--- BEGIN Material for the task ---

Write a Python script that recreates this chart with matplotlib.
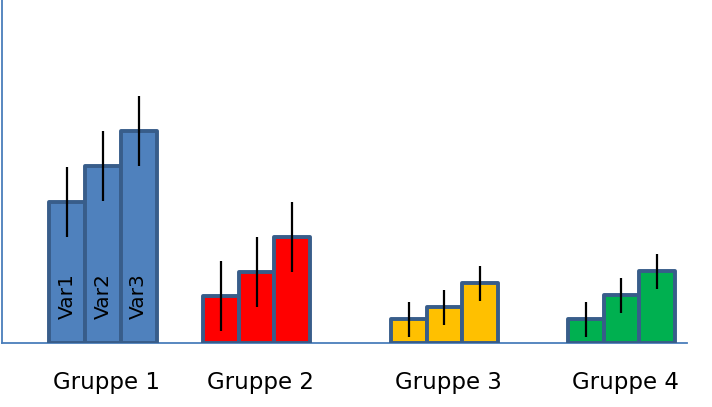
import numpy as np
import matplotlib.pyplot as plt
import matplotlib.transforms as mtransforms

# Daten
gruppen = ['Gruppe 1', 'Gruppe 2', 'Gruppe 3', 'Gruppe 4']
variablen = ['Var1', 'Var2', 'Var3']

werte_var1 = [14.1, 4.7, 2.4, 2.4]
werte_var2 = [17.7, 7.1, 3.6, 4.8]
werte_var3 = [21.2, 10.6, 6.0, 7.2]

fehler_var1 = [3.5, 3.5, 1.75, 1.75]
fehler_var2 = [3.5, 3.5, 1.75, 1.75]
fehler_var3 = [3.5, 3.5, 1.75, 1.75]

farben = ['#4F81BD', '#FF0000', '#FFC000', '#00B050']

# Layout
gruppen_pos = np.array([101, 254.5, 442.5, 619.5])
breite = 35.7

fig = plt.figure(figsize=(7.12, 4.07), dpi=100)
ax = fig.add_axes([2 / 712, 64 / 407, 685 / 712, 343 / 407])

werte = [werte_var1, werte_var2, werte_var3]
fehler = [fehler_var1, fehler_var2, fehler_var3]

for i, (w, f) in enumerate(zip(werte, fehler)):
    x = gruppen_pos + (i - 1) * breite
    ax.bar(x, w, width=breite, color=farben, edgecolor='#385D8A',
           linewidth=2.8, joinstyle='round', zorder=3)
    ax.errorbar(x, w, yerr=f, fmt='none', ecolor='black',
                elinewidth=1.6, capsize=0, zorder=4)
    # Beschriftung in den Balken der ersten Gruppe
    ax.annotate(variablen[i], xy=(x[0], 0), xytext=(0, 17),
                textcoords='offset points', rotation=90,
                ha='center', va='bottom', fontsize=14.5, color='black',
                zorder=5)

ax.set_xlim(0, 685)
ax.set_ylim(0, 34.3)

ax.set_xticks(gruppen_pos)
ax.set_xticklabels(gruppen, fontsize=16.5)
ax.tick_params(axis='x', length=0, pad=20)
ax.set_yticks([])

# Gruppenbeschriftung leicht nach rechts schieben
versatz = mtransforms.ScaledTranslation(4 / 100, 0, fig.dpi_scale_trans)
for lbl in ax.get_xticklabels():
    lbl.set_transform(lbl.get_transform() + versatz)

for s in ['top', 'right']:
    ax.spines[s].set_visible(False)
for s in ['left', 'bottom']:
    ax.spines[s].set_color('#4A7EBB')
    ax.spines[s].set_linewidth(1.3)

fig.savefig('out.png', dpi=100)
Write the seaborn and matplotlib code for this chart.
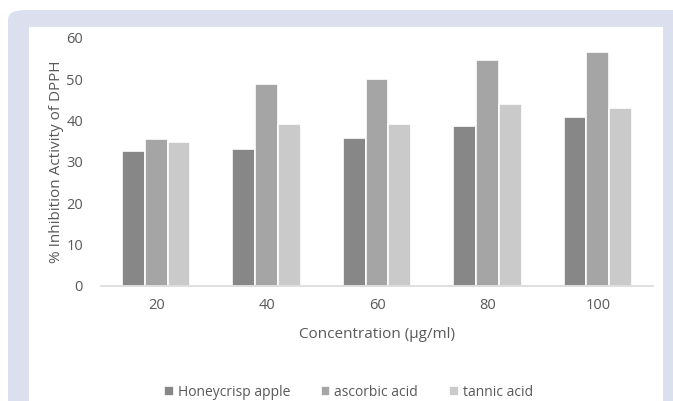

--- END Material for the task ---

Skip the pictures and quote each line of the entries above, from the first through the line with "variablen = ['Var1', 'Var2', 'Var3']", exactly as it appears.

Write a Python script that recreates this chart with matplotlib.
import numpy as np
import matplotlib.pyplot as plt
import matplotlib.transforms as mtransforms

# Daten
gruppen = ['Gruppe 1', 'Gruppe 2', 'Gruppe 3', 'Gruppe 4']
variablen = ['Var1', 'Var2', 'Var3']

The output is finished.